_STATED PROBLEM_
Only the lines from the start up to and including the line containing "var yTicks = [0, 1, 2, 3];" should be repeated, word for word.

========================================================================

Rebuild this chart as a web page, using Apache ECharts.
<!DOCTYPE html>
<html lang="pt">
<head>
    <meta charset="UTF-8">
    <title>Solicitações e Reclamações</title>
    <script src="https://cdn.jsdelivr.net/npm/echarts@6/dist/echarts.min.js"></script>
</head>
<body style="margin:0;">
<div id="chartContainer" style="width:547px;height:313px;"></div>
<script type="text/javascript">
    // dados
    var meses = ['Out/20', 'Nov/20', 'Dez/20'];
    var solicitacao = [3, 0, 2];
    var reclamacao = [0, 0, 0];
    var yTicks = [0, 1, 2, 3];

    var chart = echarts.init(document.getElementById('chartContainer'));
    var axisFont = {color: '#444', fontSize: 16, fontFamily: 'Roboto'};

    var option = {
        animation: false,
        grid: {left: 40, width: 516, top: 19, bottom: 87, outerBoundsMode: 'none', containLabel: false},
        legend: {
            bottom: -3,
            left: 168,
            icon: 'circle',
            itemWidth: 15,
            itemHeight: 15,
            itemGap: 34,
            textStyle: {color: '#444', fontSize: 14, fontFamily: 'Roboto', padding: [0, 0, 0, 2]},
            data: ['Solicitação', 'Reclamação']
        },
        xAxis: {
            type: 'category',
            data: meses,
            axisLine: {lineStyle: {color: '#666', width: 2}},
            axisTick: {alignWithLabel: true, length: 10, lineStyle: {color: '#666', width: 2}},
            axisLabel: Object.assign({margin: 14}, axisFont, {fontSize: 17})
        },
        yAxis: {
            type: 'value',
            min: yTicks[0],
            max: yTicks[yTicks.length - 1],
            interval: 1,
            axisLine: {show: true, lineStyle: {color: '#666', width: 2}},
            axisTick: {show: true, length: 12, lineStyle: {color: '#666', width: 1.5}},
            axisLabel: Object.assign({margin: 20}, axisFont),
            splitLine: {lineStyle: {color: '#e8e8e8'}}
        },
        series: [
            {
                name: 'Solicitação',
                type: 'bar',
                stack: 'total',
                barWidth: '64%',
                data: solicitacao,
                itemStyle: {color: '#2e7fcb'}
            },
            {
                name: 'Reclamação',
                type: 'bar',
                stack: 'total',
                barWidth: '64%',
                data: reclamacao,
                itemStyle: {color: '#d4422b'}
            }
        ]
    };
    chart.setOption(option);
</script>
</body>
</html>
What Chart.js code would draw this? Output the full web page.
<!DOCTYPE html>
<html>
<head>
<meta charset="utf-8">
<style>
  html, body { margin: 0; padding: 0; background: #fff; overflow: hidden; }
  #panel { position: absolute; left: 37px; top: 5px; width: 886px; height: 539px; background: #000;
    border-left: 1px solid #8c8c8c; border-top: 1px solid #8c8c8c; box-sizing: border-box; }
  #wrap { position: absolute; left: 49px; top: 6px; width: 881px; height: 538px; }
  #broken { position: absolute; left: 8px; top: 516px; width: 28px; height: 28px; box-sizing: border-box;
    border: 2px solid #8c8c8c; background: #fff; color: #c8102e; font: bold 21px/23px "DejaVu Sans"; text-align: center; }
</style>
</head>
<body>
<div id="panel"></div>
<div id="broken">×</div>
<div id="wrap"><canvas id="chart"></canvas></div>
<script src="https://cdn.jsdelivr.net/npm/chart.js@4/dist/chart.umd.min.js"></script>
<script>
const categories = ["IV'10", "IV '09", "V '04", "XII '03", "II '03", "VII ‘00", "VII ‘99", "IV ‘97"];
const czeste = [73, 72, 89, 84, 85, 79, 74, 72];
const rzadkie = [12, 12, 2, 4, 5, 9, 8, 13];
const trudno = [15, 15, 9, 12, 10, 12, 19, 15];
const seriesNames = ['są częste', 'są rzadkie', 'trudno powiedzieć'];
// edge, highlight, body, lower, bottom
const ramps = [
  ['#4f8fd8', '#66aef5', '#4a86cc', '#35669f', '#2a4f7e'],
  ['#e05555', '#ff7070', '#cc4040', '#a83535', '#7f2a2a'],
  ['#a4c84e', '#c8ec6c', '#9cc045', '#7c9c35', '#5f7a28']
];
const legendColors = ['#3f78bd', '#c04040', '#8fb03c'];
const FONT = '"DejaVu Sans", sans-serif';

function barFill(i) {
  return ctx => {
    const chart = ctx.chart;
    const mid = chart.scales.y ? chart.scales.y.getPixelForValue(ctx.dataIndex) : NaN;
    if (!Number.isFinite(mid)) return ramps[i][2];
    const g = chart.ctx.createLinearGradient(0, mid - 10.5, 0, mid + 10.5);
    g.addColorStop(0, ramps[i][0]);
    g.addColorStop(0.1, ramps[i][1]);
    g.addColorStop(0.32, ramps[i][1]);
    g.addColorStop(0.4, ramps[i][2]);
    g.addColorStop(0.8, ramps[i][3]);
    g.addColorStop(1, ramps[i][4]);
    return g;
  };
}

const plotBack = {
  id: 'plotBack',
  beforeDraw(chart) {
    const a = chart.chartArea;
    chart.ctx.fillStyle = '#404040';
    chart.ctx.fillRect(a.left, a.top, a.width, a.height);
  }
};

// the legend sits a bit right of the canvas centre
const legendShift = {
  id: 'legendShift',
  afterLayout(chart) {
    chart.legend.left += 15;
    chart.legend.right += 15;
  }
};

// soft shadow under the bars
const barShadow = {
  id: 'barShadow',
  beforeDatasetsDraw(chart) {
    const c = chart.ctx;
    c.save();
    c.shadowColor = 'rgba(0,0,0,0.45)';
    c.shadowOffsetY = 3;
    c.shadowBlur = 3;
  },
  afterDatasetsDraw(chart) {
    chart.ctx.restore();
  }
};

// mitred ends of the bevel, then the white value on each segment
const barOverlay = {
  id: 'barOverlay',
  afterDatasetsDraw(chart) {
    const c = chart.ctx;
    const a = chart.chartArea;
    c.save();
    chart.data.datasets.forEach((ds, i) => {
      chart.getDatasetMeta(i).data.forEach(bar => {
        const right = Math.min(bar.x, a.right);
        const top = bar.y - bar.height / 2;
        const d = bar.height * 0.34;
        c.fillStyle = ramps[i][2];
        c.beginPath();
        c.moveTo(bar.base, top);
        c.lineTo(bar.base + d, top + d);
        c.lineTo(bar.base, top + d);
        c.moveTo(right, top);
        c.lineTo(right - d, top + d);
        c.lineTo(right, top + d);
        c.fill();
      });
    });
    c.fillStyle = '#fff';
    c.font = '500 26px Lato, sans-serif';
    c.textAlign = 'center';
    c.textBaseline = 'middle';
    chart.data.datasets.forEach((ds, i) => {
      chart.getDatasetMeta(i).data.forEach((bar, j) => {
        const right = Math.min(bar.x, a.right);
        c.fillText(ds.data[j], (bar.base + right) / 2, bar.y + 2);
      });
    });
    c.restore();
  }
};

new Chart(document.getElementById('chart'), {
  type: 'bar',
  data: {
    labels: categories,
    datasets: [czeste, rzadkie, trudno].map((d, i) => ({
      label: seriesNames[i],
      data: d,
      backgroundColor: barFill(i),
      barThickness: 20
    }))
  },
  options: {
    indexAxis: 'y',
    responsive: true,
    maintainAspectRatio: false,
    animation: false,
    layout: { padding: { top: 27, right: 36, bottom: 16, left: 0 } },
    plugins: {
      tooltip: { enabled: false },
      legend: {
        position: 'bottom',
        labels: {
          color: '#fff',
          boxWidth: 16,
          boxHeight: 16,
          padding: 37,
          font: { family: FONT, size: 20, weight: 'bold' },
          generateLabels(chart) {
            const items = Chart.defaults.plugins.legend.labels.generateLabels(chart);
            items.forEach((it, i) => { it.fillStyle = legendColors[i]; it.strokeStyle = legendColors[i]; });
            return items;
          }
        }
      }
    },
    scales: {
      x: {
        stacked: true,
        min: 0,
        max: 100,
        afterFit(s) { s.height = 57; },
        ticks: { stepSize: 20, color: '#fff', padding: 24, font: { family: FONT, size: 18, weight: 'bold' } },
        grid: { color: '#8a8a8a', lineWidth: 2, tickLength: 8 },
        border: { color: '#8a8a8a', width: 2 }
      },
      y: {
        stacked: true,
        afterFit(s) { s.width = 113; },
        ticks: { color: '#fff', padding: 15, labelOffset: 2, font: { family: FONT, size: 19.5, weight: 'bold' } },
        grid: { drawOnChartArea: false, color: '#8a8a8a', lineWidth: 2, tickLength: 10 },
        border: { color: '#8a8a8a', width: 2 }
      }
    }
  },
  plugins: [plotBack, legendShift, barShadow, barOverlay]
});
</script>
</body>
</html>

========================================================================

_ANSWER IN FULL_
Rebuild this chart as a web page, using Apache ECharts.
<!DOCTYPE html>
<html lang="pt">
<head>
    <meta charset="UTF-8">
    <title>Solicitações e Reclamações</title>
    <script src="https://cdn.jsdelivr.net/npm/echarts@6/dist/echarts.min.js"></script>
</head>
<body style="margin:0;">
<div id="chartContainer" style="width:547px;height:313px;"></div>
<script type="text/javascript">
    // dados
    var meses = ['Out/20', 'Nov/20', 'Dez/20'];
    var solicitacao = [3, 0, 2];
    var reclamacao = [0, 0, 0];
    var yTicks = [0, 1, 2, 3];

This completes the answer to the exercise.